A NEW viewing point has opened at a beauty spot along the Mersey.

The public viewing station at Woolston Lock offers ‘splendid views of the river and its abundant wildlife’.

Opened to boat traffic in 1821 at the eastern end of the New Cut Canal, Woolston Lock is located at the bottom of Weir Lane – close to the Thelwall Viaduct.

And its heritage and archaeological has now been ‘preserved for generations to come’ thanks to the Environment Agency and New Cut Heritage and Ecology Trail Group scheme.

They have previously worked in partnership to preserve the western end of the New Cut Canal at Paddington Lock.

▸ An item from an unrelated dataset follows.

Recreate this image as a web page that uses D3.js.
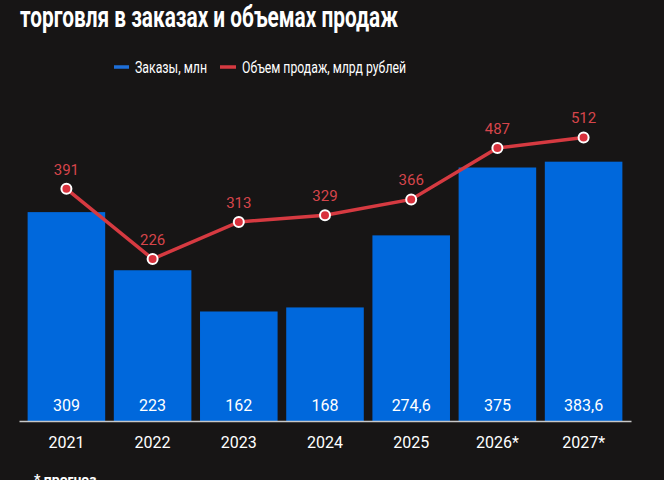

New Cut Heritage and Ecology Trail Group chairman Kevin Price said: “As soon as we visited the site with the Environment Agency, it was clear that this was a glorious opportunity to develop something special for all the community and interest groups.

“The river, once little more than an open sewer, is now a real attraction for Warrington – with much improved access for all to enjoy, and it demonstrates how voluntary groups working in partnership with statutory agencies can create something special.”

Regeneration work has also paid homage to Old Billy, the world’s oldest horse who was born close to the site and worked pulling boats along the Mersey and Irwell Navigation.

A newly-installed brass plaque at Woolston Lock commemorates the barge horse, who was believed to be 62 years old when he died in 1822.

Positioned at the junction of the New Cut Canal and the footpath linking Weir Lane with Woolston Eyes and the Manchester Ship Canal, it is hoped that the viewing point will prove popular among walkers and cyclists – the area being ‘alive with wildlife and trees’.